В 1945 году Раневская повела бабушку и меня в этот Дом кино на мультипликационный фильм Уолта Диснея "Бэмби". Это был трофейный фильм, которых после войны было много. В титрах перед этими фильмами всегда было написано: "Этот фильм взят в качестве трофея после войны с немецко-фашистскими захватчиками". Раневской очень нравился диснеевский "Бэмби", а когда шла военная кинохроника, где показывали убитых и раненых, она закрывала мне рукой глаза - хотела таким образом уберечь от зла пятилетнего мальчика.

Всю жизнь в быту нас преследовал железный эмалированный зеленый таз огромных размеров, заменявший всем ванну. Горячей воды не было, воду грели на электроплитке, наливали ее из чайника в таз. Он был с круглым дном, неустойчивый, гремел и постоянно опрокидывался. Я его ненавидел. А ташкентское сюзане - настенный ковер, приехавший с нами в Москву, в конце концов полюбил, так и не разгадав смысла его орнамента.

В этой же комнате, где висело сюзане, принимали Анну Андреевну Ахматову, для которой Фаина Георгиевна просила меня, уже подросшего, читать ахматовское:

Мурка, не ходи, там сыч
На подушке вышит,
………………………
Я боюсь того сыча,
Для чего он вышит?

Мне не было страшно, но я подчинялся требованию Раневской впадать во власть стихов Анны Андреевны и начинал бояться темноты и образа сыча в другой комнате.

Анну Андреевну после Ташкента я видел только на улице Герцена, в моем раннем детстве, но ее образ остался в памяти. Я благодарен Фаине Георгиевне за то, что видел Ахматову, забыть которую невозможно.

Когда я спрашивал Фаину Георгиевну о Гумилеве, Мейерхольде, Мандельштаме, Блюхере, о судьбе исчезнувших людей, многих из которых она знала, Фаина Георгиевна молча складывала руку в кулак так, будто сжимала револьвер, и большим пальцем беззвучно производила воображаемый выстрел. Я хорошо помню этот жест, ее выразительный взгляд и безмолвное - чтобы никто не услышал? - объяснение.

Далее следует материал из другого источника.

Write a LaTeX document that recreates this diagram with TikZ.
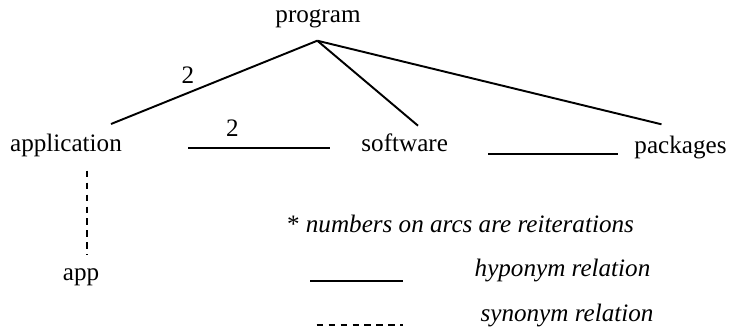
\documentclass[tikz,border=0pt]{standalone}
\usepackage{fontspec}
\setmainfont{Liberation Serif}
\usepackage{tikz}
\pgfdeclarelayer{edgelayer}
\pgfdeclarelayer{nodelayer}
\pgfsetlayers{edgelayer,nodelayer,main}
\tikzstyle{word}=[anchor=base,inner sep=0pt,font=\fontsize{14.3}{17}\selectfont]
\tikzstyle{note}=[word,font=\fontsize{14.3}{17}\selectfont\itshape]
\tikzstyle{reiteration}=[inner sep=0pt,font=\fontsize{14.3}{17}\selectfont]
\tikzstyle{hyponym}=[draw=black,line width=1.1pt]
\tikzstyle{synonym}=[draw=black,line width=1pt,dash pattern=on 3.6pt off 3.2pt]

\begin{document}
\begin{tikzpicture}[x=0.02cm,y=-0.02cm]
	\useasboundingbox (0,0) rectangle (734,335);
	\begin{pgfonlayer}{nodelayer}
		\node [style=word] (0) at (318, 22) {program};
		\node [style=word] (1) at (66, 151) {application};
		\node [style=word] (2) at (404.7, 151.7) {software};
		\node [style=word] (3) at (680.5, 153.3) {packages};
		\node [style=word] (4) at (81, 280) {app};
		\node [style=word] (5) at (460.5, 232.7) {* \textit{numbers on arcs are reiterations}};
		\node [style=note] (6) at (562.5, 276) {hyponym relation};
		\node [style=note] (7) at (567, 321.7) {synonym relation};
		% line ends
		\coordinate (8) at (317.3, 40.7);
		\coordinate (9) at (111, 124);
		\coordinate (10) at (418, 125.7);
		\coordinate (11) at (661.5, 124.3);
		\coordinate (12) at (188, 147.7);
		\coordinate (13) at (330, 147.7);
		\coordinate (14) at (488, 154.3);
		\coordinate (15) at (618, 154.3);
		\coordinate (16) at (86.7, 170.7);
		\coordinate (17) at (86.7, 255);
		\coordinate (18) at (310, 280.7);
		\coordinate (19) at (402.7, 280.7);
		\coordinate (20) at (316.7, 325);
		\coordinate (21) at (402.7, 325);
	\end{pgfonlayer}
	\begin{pgfonlayer}{edgelayer}
		\draw [style=hyponym] (8) to node[style=reiteration, pos=0.627, above=0.16cm]{2} (9);
		\draw [style=hyponym] (8) to (10);
		\draw [style=hyponym] (8) to (11);
		\draw [style=hyponym] (12) to node[style=reiteration, pos=0.313, above=0.21cm]{2} (13);
		\draw [style=hyponym] (14) to (15);
		\draw [style=synonym] (16) to (17);
		\draw [style=hyponym] (18) to (19);
		\draw [style=synonym] (20) to (21);
	\end{pgfonlayer}
\end{tikzpicture}
\end{document}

Случилась бы еще одна непоправимая трагедия, если бы и она попала под сталинский каток. А Сталин знал ее и говорил (она рассказывала это со слов Эйзенштейна): "Вот Жаров в разном гриме, разных ролях - и везде одинаков; а Раневская без грима, но везде разная".

Американский журнал "Лук" в 1944 году опубликовал отзыв президента своей страны о Раневской и о кинофильме "Мечта":

"В Белом доме картину видел президент Соединенных Штатов Америки Рузвельт; он сказал: "Мечта", Раневская, очень талантливо. На мой взгляд, это один из самых великих фильмов земного шара. Раневская - блестящая трагическая актриса".

Весной 1945-го мама и Тата забрали меня на Пушкинскую улицу (теперь опять Большая Дмитровка), в дом, где магазин "Чертежник", - и мы втроем стали жить в одной комнате большой коммуналки. Там я застал День Победы. Это был вечер неповторимого дня. Квартирный сосед посадил меня на шею и пошел вниз по улице Горького - к Манежной площади. Все было заполнено людьми - я видел сверху море человеческих голов. Черное небо было в столбах света - прожекторах. Ярко горели в небе над американским посольством (оно было тогда рядом с "Националем") три флага - английский, американский и наш, советский. Другой, невидимый снизу, аэростат нес портрет Сталина, так же ослепительно освещенный. Залп салюта - и прожекторы в панике заметались, перекрещиваясь и разбегаясь, пока не замерли в оцепенении и ожидании: новый залп, букеты распадающегося в небе цветного салюта, и так много раз.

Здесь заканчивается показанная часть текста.